The Essay Everyone Is Sharing Left One Thing Out

Created: 2026-04-14 | 2 min read

An essay is making the rounds on X: the one about not following your passion. You may have seen it. Beautifully written, controlled prose, specific imagery, and a genuine emotional core. It argues that "follow your passion" is bad advice for most people; that the office with fluorescent lights that smells of burned coffee is the shape of most lives, and that the real source of meaning isn't the work itself but the people beside you.

I read it and I had surprisingly visceral reaction. It took me a while to figure out why because the reaction wasn't entirely fair.

Most of what it says is true. Follow your passion is bad advice. Most passions aren't economically viable. Work rarely delivers meaning on its own. The office with the humming lights and the chair that never adjusts right.. that's real. I've sat in that chair. I've had the exact conversation the essay describes, where a colleague swivels in his chair with a look on his face that says I cannot believe this is my life.

So why did reading it bother me so much?

Because the essay never distinguishes between accepting your circumstances and choosing them.

It treats the office with fluorescent lights as fate. As the shape of a life, inevitable and fixed, something to be made peace with. And from that premise it draws a reasonable conclusion; if this is where you are, here's how to find meaning in it. But the framing quietly does something else too. By never acknowledging that the office is a starting point rather than a final destination, it removes the question entirely. It doesn't say you can't build something outside of it. It just doesn't leave room for the thought. The world of the essay has two exits. You either accept the ordinary life with grace, or chase your impossible-to-reach dreams and fail. That's not the full map.

There's a third path. Not the rockstar path. Not the path where you sell out arenas or throw touchdown passes or have your face on a billboard. That path is as unlikely as the essay says it is.

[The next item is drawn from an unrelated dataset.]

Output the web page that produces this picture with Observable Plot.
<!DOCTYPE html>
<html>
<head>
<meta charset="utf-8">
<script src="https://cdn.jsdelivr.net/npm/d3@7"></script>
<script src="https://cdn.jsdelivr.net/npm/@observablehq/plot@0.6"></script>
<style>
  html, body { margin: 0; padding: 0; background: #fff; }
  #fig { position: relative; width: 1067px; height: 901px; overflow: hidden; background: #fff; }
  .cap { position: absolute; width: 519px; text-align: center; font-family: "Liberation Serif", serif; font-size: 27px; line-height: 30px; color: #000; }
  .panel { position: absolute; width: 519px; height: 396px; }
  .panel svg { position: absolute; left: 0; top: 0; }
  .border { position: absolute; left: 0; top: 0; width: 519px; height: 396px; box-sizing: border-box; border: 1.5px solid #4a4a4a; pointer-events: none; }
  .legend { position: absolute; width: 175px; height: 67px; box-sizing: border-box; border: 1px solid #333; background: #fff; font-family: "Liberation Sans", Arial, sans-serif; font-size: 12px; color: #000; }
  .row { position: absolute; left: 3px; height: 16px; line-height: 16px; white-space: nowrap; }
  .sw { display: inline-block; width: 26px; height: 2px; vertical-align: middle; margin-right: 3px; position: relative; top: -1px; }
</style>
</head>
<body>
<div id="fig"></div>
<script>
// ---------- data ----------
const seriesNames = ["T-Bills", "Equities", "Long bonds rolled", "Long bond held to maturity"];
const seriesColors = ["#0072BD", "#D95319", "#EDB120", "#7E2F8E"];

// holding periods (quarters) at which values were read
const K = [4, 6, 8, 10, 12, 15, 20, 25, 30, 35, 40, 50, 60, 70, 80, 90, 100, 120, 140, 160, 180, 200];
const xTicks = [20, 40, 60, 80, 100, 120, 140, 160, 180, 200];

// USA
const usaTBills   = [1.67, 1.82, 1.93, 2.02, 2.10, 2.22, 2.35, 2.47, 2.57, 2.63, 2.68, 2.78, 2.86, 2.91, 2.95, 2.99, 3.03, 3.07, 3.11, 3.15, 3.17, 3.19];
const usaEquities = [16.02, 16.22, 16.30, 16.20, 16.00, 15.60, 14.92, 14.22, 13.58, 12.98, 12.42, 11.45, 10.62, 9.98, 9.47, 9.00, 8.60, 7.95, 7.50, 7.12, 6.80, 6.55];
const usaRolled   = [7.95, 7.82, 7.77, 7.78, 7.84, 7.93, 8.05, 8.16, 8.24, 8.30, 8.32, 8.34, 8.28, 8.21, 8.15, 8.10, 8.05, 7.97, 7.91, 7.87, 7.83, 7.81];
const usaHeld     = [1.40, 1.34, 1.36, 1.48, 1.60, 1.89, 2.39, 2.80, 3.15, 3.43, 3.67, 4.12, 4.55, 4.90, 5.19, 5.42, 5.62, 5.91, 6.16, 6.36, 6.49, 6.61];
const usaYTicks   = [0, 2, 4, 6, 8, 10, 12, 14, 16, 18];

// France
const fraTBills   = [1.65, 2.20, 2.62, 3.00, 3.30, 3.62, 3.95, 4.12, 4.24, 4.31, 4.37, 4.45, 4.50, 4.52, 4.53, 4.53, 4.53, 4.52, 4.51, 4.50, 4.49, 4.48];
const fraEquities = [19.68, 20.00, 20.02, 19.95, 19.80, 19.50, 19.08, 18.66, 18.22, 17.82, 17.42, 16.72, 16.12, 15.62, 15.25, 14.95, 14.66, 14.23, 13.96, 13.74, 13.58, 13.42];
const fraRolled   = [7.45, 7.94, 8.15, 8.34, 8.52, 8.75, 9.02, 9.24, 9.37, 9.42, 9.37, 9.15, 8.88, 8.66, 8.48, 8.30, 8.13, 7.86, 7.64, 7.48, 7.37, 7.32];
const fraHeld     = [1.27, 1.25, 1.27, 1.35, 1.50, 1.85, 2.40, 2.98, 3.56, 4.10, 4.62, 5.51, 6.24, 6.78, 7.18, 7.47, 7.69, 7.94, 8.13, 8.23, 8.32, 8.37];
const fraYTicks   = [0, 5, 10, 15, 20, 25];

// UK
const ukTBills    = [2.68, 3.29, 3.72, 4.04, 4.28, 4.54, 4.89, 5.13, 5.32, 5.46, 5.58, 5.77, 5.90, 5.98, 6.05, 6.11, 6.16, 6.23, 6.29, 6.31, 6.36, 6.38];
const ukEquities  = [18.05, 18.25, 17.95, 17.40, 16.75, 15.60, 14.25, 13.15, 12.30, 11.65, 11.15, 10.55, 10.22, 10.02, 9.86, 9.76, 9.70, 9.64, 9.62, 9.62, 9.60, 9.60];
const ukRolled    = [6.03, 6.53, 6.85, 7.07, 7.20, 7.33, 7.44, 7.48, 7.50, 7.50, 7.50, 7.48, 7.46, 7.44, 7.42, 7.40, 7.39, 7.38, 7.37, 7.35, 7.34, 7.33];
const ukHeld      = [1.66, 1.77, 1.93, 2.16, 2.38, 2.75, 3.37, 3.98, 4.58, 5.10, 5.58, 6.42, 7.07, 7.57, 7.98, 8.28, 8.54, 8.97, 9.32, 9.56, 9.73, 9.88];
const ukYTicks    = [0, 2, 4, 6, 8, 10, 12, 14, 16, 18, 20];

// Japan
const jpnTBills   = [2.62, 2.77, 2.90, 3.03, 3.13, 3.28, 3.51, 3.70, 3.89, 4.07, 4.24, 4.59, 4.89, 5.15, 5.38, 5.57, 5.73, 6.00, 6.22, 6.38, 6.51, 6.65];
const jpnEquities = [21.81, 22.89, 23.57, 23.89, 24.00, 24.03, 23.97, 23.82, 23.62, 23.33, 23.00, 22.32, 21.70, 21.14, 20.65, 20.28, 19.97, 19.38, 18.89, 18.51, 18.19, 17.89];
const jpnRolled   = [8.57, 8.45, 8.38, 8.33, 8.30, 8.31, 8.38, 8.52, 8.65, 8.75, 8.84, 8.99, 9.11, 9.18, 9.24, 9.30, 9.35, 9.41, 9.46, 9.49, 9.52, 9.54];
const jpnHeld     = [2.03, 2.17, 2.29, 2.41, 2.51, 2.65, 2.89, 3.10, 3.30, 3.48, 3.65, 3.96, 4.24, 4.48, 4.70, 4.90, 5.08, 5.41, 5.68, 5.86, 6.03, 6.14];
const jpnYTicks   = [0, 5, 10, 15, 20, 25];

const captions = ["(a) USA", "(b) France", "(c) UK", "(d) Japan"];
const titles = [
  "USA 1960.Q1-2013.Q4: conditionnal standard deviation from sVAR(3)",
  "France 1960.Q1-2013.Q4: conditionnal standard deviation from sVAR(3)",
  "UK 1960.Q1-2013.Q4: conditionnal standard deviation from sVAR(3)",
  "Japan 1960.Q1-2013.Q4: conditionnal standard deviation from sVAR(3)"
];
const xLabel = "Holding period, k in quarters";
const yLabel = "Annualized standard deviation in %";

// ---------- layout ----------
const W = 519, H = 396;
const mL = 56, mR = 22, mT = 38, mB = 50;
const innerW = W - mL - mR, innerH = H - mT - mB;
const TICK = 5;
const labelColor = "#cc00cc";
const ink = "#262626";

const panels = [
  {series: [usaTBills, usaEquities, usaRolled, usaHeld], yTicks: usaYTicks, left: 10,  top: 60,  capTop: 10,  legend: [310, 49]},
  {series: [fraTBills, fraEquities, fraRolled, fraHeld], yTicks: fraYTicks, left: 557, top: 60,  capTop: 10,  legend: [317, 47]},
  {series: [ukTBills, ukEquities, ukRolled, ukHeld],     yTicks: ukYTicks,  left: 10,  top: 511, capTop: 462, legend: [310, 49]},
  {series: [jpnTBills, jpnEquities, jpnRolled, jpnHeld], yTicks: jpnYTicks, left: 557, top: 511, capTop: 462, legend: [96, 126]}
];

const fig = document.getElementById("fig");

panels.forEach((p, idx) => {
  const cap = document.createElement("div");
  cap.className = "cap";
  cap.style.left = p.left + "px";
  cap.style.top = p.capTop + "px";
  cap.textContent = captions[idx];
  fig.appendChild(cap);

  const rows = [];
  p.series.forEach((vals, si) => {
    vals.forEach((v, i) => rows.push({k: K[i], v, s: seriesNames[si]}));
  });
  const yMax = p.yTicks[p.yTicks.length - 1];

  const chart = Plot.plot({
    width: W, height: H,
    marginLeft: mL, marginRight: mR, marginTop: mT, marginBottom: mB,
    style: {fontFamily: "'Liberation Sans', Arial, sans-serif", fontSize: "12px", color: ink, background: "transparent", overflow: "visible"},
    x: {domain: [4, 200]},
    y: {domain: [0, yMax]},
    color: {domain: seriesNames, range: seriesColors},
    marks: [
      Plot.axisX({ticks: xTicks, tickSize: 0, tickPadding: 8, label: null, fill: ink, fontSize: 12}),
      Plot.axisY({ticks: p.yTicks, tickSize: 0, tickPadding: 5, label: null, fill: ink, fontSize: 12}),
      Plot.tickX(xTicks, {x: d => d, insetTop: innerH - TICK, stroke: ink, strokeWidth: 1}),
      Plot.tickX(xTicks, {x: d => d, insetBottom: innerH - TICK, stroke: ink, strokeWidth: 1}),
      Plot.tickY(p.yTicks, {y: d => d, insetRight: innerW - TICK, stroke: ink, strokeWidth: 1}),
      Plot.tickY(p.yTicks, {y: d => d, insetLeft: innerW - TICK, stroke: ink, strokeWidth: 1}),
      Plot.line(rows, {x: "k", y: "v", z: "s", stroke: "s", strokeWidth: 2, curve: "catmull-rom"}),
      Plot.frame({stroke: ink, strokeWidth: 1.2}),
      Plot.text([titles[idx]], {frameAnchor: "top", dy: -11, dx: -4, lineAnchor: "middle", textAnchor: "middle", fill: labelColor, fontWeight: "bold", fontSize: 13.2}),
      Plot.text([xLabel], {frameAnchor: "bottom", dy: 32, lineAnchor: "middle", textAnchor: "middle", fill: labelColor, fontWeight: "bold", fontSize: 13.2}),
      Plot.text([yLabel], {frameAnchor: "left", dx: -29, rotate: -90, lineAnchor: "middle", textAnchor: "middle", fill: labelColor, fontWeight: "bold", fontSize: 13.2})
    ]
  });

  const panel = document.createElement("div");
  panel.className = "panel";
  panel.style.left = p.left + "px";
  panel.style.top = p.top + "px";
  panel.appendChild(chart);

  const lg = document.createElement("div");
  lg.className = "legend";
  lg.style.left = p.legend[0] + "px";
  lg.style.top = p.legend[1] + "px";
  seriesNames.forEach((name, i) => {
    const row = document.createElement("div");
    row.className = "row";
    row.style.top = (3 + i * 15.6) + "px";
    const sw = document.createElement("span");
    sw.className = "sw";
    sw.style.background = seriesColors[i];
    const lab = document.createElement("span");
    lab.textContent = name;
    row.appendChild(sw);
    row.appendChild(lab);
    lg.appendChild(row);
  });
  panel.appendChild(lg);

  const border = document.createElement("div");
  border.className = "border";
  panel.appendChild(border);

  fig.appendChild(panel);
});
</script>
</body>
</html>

But between "accept your future lies in an office" and "become exceptional" there's a quieter option. Build small things, outside of hours, that might one day compound into something that gives you a choice you didn't have before. Start a personal brand. Build a network of connections. Open the door to alternative opportunities.

I'm doing this. Slowly, imperfectly, alongside a full-time job. This blog, a couple of side projects I'm not sure will go anywhere. Some won't, and that uncertainty isn't a flaw in the plan. It's the nature of the path. You build anyway, because the alternative is to decide in advance that the office is the answer, which is exactly the move the essay is quietly recommending.

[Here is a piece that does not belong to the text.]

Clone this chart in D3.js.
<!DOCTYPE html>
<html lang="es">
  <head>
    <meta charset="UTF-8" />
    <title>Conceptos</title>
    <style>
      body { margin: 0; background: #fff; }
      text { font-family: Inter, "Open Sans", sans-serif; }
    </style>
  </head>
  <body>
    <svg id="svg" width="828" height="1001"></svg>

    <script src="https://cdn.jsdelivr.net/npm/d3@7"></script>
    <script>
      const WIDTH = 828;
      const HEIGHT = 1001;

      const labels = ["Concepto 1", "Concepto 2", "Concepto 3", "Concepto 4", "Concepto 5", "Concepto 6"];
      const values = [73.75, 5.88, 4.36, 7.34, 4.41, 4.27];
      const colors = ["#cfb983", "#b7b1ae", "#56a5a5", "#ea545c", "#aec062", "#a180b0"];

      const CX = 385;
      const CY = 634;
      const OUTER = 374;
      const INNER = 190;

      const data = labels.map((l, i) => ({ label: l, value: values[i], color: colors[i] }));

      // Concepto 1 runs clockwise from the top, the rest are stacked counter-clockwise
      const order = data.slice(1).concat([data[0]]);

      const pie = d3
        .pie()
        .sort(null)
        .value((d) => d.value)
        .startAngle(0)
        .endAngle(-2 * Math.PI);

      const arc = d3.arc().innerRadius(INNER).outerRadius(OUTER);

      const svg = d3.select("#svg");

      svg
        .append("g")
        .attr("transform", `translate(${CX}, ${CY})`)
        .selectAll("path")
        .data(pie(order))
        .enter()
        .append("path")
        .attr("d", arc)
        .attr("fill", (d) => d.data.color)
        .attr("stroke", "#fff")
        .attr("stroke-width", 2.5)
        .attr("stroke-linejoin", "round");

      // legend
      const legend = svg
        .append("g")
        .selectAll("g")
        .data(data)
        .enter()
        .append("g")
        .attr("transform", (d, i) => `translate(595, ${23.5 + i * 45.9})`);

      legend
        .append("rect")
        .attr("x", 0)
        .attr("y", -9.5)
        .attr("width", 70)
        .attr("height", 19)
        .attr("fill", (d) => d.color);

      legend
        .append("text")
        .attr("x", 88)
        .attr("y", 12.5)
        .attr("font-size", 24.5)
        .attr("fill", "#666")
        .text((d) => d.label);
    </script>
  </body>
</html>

That's where it loses me. Not in its compassion. The argument for finding meaning in the people beside you is real and I believe it. Not in its realism about passion. That's a correction our culture genuinely needs. It loses me in its finality. The essay is written for someone who has already stopped. For that person, the advice might be exactly right. But it presents itself as wisdom for everyone and wisdom that doesn't leave room for agency isn't wisdom. It's consolation.

You can find meaning in the people beside you and still refuse to treat where you are as where you'll always be. Those aren't in conflict. The essay just forgot to say so.

That distinction, between accepting where you are and deciding it's permanent, is the one I keep turning over. I'm not ready to settle. Not yet.